Staying in the Premier League will long since be an achievement this season. Top half will be miraculous.

Jerome Shields
16 Posted 02/02/2022 at 03:51:57
Steve #14

I just made a similar post on another thread. Whilst I am genuinely hopeful regarding Lampard, I am sceptical of the parallel arrangement of the Strategic Review, particularly the continuing theme of ex-player appointments.

I advise you not to read the recent ToffeeWeb referenced article in the Mail. It basically concludes Kenwright is a treasure, we are lucky to have him, and he should go on forever. I suspect the involvement of Bill's PA and PR assistant, with Bill's blessing.

Jerome Shields
17 Posted 02/02/2022 at 04:12:12
Don#15

Frank has brought in training ground types who, on recent training ground footage, are crowding out Duncan, with additions possible.

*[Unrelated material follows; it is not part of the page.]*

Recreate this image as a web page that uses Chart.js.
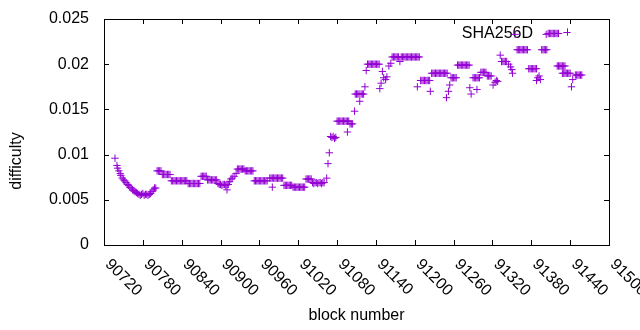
<!DOCTYPE html>
<html>
<head>
<meta charset="utf-8">
<style>
  html, body { margin: 0; padding: 0; background: #fff; }
  #wrap { width: 640px; height: 330px; }
</style>
<script src="https://cdn.jsdelivr.net/npm/chart.js@4.4.0/dist/chart.umd.min.js"></script>
</head>
<body>
<div id="wrap"><canvas id="chart" width="640" height="330"></canvas></div>
<script>
// block number / difficulty (runs of equal difficulty kept as several points)
const blocks = [
  90737, 90740, 90741, 90743, 90745, 90746, 90748, 90750, 90752, 90754, 90756, 90758, 90760, 90762, 90764, 90766, 90768, 90770,
  90772, 90774, 90776, 90778, 90780, 90782, 90784, 90786, 90788, 90790, 90792,
  90794, 90796, 90798, 90800,
  90802, 90804, 90806, 90808,
  90810, 90812, 90814, 90816, 90818, 90820, 90822,
  90824, 90826, 90828, 90830, 90832, 90834, 90836, 90838, 90840, 90842, 90844, 90846, 90848,
  90850, 90852, 90854, 90856, 90858, 90860, 90862, 90864, 90866, 90868,
  90870, 90872, 90874, 90876, 90878,
  90880, 90882, 90884, 90886, 90888, 90890, 90892, 90894,
  90896, 90898, 90900, 90902, 90904, 90906, 90908, 90910, 90912,
  90910,
  90914, 90916, 90918, 90921, 90924,
  90926, 90928, 90930, 90932, 90934, 90936,
  90938, 90940, 90942, 90944, 90946, 90948, 90950,
  90952, 90954, 90956, 90958, 90960, 90962, 90964, 90966, 90968, 90970, 90972,
  90976, 90978, 90980, 90982, 90984, 90986, 90988, 90990, 90992, 90994, 90996,
  90980,
  90998, 91000, 91002, 91004, 91006, 91008, 91010,
  91012, 91014, 91016, 91018, 91020, 91022, 91024, 91026, 91028, 91030,
  91032, 91034, 91036, 91038, 91040,
  91042, 91044, 91046, 91048, 91050, 91052, 91054, 91056, 91058, 91060,
  91064, 91066, 91068,
  91070, 91072, 91074, 91076, 91078,
  91080, 91082, 91084, 91086, 91088, 91090, 91092, 91094, 91096, 91098,
  91096,
  91100, 91102, 91104,
  91107,
  91108, 91110, 91112, 91114,
  91115,
  91117, 91119, 91121,
  91123, 91125,
  91127, 91129, 91131, 91133, 91135, 91137, 91139, 91141, 91143, 91145,
  91146, 91148, 91150, 91152, 91155, 91157, 91160, 91163,
  91165, 91167, 91169, 91171, 91173, 91175,
  91177,
  91179, 91181, 91183, 91185, 91187, 91189, 91191, 91193, 91195, 91197, 91199, 91201, 91203, 91205, 91207,
  91204,
  91209, 91211, 91213, 91215, 91217, 91219, 91221, 91223,
  91224,
  91226, 91228, 91230, 91232, 91234, 91236, 91238, 91240, 91242, 91244, 91246, 91248, 91250,
  91249, 91252, 91254,
  91256, 91258, 91260, 91262, 91264,
  91266, 91268, 91270, 91272, 91274, 91276, 91278, 91280, 91282, 91284,
  91285, 91287,
  91290, 91292, 91294, 91296, 91298, 91300,
  91296,
  91302, 91304, 91306, 91308, 91310,
  91312, 91314, 91316, 91318,
  91321, 91324, 91326, 91328,
  91332,
  91334, 91336, 91338, 91340, 91342,
  91345, 91348, 91350, 91351,
  91355,
  91358, 91360, 91362, 91364, 91366, 91368, 91370, 91372, 91374,
  91376, 91378, 91380, 91382, 91384, 91386, 91388,
  91388, 91390, 91392, 91394,
  91396, 91398, 91400, 91402, 91404,
  91403,
  91406, 91408, 91410, 91412, 91414, 91416, 91418, 91420, 91422,
  91420, 91422, 91424, 91426, 91428, 91430, 91432,
  91428, 91430, 91432, 91434, 91436, 91438, 91440,
  91442, 91444,
  91448, 91450, 91452, 91454, 91456, 91458
];

const difficulty = [
  0.0096, 0.0088, 0.0085, 0.0082, 0.0079, 0.0077, 0.0074, 0.0072, 0.0071, 0.0069, 0.0067, 0.0066, 0.0064, 0.0063, 0.0061, 0.0060, 0.0059, 0.0058,
  0.0057, 0.0056, 0.0055, 0.0056, 0.0057, 0.0055, 0.0056, 0.0056, 0.0055, 0.0056, 0.0057,
  0.0059, 0.0061, 0.0063, 0.0063,
  0.0082, 0.0082, 0.0082, 0.0082,
  0.0078, 0.0078, 0.0078, 0.0078, 0.0078, 0.0078, 0.0078,
  0.0071, 0.0071, 0.0071, 0.0071, 0.0071, 0.0071, 0.0071, 0.0071, 0.0071, 0.0071, 0.0071, 0.0071, 0.0071,
  0.0068, 0.0068, 0.0068, 0.0068, 0.0068, 0.0068, 0.0068, 0.0068, 0.0068, 0.0068,
  0.0076, 0.0076, 0.0076, 0.0076, 0.0076,
  0.0072, 0.0072, 0.0072, 0.0072, 0.0072, 0.0072, 0.0072, 0.0072,
  0.0068, 0.0067, 0.0067, 0.0066, 0.0067, 0.0067, 0.0066, 0.0067, 0.0067,
  0.0061,
  0.0070, 0.0073, 0.0074, 0.0076, 0.0079,
  0.0084, 0.0084, 0.0084, 0.0084, 0.0084, 0.0084,
  0.0082, 0.0082, 0.0082, 0.0082, 0.0082, 0.0082, 0.0082,
  0.0071, 0.0071, 0.0071, 0.0071, 0.0071, 0.0071, 0.0071, 0.0071, 0.0071, 0.0071, 0.0071,
  0.0074, 0.0074, 0.0074, 0.0074, 0.0074, 0.0074, 0.0074, 0.0074, 0.0074, 0.0074, 0.0074,
  0.0064,
  0.0066, 0.0066, 0.0066, 0.0066, 0.0066, 0.0066, 0.0066,
  0.0064, 0.0064, 0.0064, 0.0064, 0.0064, 0.0064, 0.0064, 0.0064, 0.0064, 0.0064,
  0.0073, 0.0073, 0.0073, 0.0073, 0.0073,
  0.0069, 0.0068, 0.0069, 0.0069, 0.0068, 0.0069, 0.0069, 0.0068, 0.0069, 0.0069,
  0.0074, 0.0090, 0.0102,
  0.0120, 0.0119, 0.0120, 0.0118, 0.0119,
  0.0137, 0.0137, 0.0137, 0.0137, 0.0137, 0.0137, 0.0137, 0.0137, 0.0137, 0.0137,
  0.0125,
  0.0134, 0.0134, 0.0134,
  0.0148,
  0.0167, 0.0167, 0.0167, 0.0167,
  0.0159,
  0.0167, 0.0167, 0.0167,
  0.0175, 0.0193,
  0.0200, 0.0200, 0.0200, 0.0200, 0.0200, 0.0200, 0.0200, 0.0200, 0.0200, 0.0200,
  0.0173, 0.0179, 0.0192, 0.0185, 0.0183, 0.0186, 0.0198, 0.0201,
  0.0208, 0.0208, 0.0208, 0.0208, 0.0208, 0.0208,
  0.0203,
  0.0208, 0.0208, 0.0208, 0.0208, 0.0208, 0.0208, 0.0208, 0.0208, 0.0208, 0.0208, 0.0208, 0.0208, 0.0208, 0.0208, 0.0208,
  0.0175,
  0.0182, 0.0182, 0.0182, 0.0182, 0.0182, 0.0182, 0.0182, 0.0182,
  0.0170,
  0.0190, 0.0190, 0.0190, 0.0190, 0.0190, 0.0190, 0.0190, 0.0190, 0.0190, 0.0190, 0.0190, 0.0190, 0.0190,
  0.0163, 0.0170, 0.0177,
  0.0185, 0.0185, 0.0185, 0.0185, 0.0185,
  0.0199, 0.0199, 0.0199, 0.0199, 0.0199, 0.0199, 0.0199, 0.0199, 0.0199, 0.0199,
  0.0174, 0.0167,
  0.0185, 0.0185, 0.0185, 0.0185, 0.0185, 0.0185,
  0.0172,
  0.0191, 0.0191, 0.0191, 0.0191, 0.0191,
  0.0187, 0.0187, 0.0187, 0.0187,
  0.0177, 0.0180, 0.0182, 0.0181,
  0.0210,
  0.0203, 0.0203, 0.0203, 0.0203, 0.0203,
  0.0200, 0.0197, 0.0194, 0.0190,
  0.0233,
  0.0216, 0.0216, 0.0216, 0.0216, 0.0216, 0.0216, 0.0216, 0.0216, 0.0216,
  0.0195, 0.0195, 0.0195, 0.0195, 0.0195, 0.0195, 0.0195,
  0.0182, 0.0185, 0.0187, 0.0183,
  0.0216, 0.0216, 0.0216, 0.0216, 0.0216,
  0.0233,
  0.0234, 0.0234, 0.0234, 0.0234, 0.0234, 0.0234, 0.0234, 0.0234, 0.0234,
  0.0198, 0.0198, 0.0198, 0.0198, 0.0198, 0.0198, 0.0198,
  0.0190, 0.0190, 0.0190, 0.0190, 0.0190, 0.0190, 0.0190,
  0.0175, 0.0183,
  0.0188, 0.0188, 0.0188, 0.0188, 0.0188, 0.0188
];

const xTicks      = [90720, 90780, 90840, 90900, 90960, 91020, 91080, 91140, 91200, 91260, 91320, 91380, 91440, 91500];
const yTicks      = [0, 0.005, 0.01, 0.015, 0.02, 0.025];
const yTickLabels = ['0', '0.005', '0.01', '0.015', '0.02', '0.025'];
const seriesName  = 'SHA256D';

const purple = '#9400d3';
const fontFam = '"Liberation Sans", Arial, sans-serif';
Chart.defaults.font.family = fontFam;
Chart.defaults.font.size = 16;
Chart.defaults.color = '#000';

// gnuplot-like frame: box, inward mirror tics, rotated x labels, ylabel, key
const gnuFrame = {
  id: 'gnuFrame',
  beforeDatasetsDraw(chart) {
    const { ctx, chartArea: a, scales: { x, y } } = chart;
    const L = Math.round(a.left), T = Math.round(a.top);
    const R = Math.round(a.right), B = Math.round(a.bottom);
    ctx.save();
    ctx.strokeStyle = '#000';
    ctx.lineWidth = 1;
    ctx.strokeRect(L + 0.5, T + 0.5, R - L, B - T);

    ctx.beginPath();
    x.ticks.forEach(t => {
      const px = Math.round(x.getPixelForValue(t.value)) + 0.5;
      ctx.moveTo(px, B); ctx.lineTo(px, B - 5);
      ctx.moveTo(px, T + 1); ctx.lineTo(px, T + 5);
    });
    y.ticks.forEach(t => {
      const py = Math.round(y.getPixelForValue(t.value)) + 0.5;
      ctx.moveTo(L + 1, py); ctx.lineTo(L + 5, py);
      ctx.moveTo(R, py); ctx.lineTo(R - 5, py);
    });
    ctx.stroke();

    ctx.fillStyle = '#000';
    ctx.font = '16px ' + fontFam;

    // x tick labels, rotated down-right
    ctx.textAlign = 'left';
    ctx.textBaseline = 'alphabetic';
    x.ticks.forEach((t, i) => {
      const px = x.getPixelForValue(t.value);
      ctx.save();
      ctx.translate(px + 0.5, B + 20);
      ctx.rotate(Math.PI / 4);
      ctx.fillText(String(xTicks[i]), 0, 0);
      ctx.restore();
    });

    // y axis label
    ctx.save();
    ctx.translate(17, 161);
    ctx.rotate(-Math.PI / 2);
    ctx.textAlign = 'center';
    ctx.textBaseline = 'middle';
    ctx.fillText('difficulty', 0, 0);
    ctx.restore();

    // key
    ctx.textAlign = 'right';
    ctx.textBaseline = 'alphabetic';
    ctx.fillText(seriesName, 533, 37.5);
    ctx.strokeStyle = purple;
    ctx.beginPath();
    ctx.moveTo(567 - 3.7, 32.5); ctx.lineTo(567 + 3.7, 32.5);
    ctx.moveTo(567.5, 32 - 3.7); ctx.lineTo(567.5, 32 + 3.7);
    ctx.stroke();
    ctx.restore();
  }
};

new Chart(document.getElementById('chart'), {
  type: 'scatter',
  data: {
    datasets: [{
      label: seriesName,
      data: blocks.map((b, i) => ({ x: b, y: difficulty[i] })),
      pointStyle: 'cross',
      pointRadius: 3.7,
      borderColor: purple,
      backgroundColor: purple,
      borderWidth: 1,
      showLine: false
    }]
  },
  options: {
    responsive: false,
    animation: false,
    events: [],
    layout: { padding: { left: 0, right: 31, top: 19, bottom: 0 } },
    plugins: { legend: { display: false }, tooltip: { enabled: false } },
    scales: {
      x: {
        type: 'linear',
        min: 90720,
        max: 91500,
        afterBuildTicks: s => { s.ticks = xTicks.map(v => ({ value: v })); },
        afterFit: s => { s.height = 85; s.paddingLeft = 0; s.paddingRight = 0; },
        grid: { display: false, drawTicks: false },
        border: { display: false },
        ticks: { display: false },
        title: {
          display: true,
          text: 'block number',
          color: '#000',
          font: { size: 16 },
          padding: { top: 0, bottom: 5 }
        }
      },
      y: {
        min: 0,
        max: 0.025,
        afterBuildTicks: s => { s.ticks = yTicks.map(v => ({ value: v })); },
        afterFit: s => { s.width = 104; s.paddingTop = 0; s.paddingBottom = 0; },
        grid: { display: false, drawTicks: false },
        border: { display: false },
        ticks: {
          color: '#000',
          padding: 15,
          font: { size: 16 },
          callback: (v, i) => yTickLabels[i]
        }
      }
    }
  },
  plugins: [gnuFrame]
});
</script>
</body>
</html>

The vacancies to replace other Benitez vacated positions are still not announced. Maybe this is within Cahill's recent-found expertise and remit.

Lyndon Lloyd
18 Posted 02/02/2022 at 06:22:02
Dave (10),

I would never doubt that Levy would ensure the deal works to his advantage – and it does for all the reasons you mention. But I maintain that it still works very well for us in that, importantly, it pushes any expense of his transfer into next year's accounts when around £13m/year will be coming off the wage bill as Tosun, Sigurdsson and Delph are expected to leave.

And if it doesn't work out and we do have to pay £10m for Dele Alli, there's every chance we would get our money back at the very least from another club willing to try their luck with him. I can't see a player of his ability kicking around on our bench for 2 years; someone will fancy their chances of getting the best out of him.

I'm optimistic Lampard will get a tune out of him, though. Fresh start, arm around the shoulder, chip on the other shoulder and a point to prove... It's there for him if he wants it – and that'll be the key.

Danny O’Neill
19 Posted 02/02/2022 at 06:48:36
Intriguing and very well balanced article Lyndon.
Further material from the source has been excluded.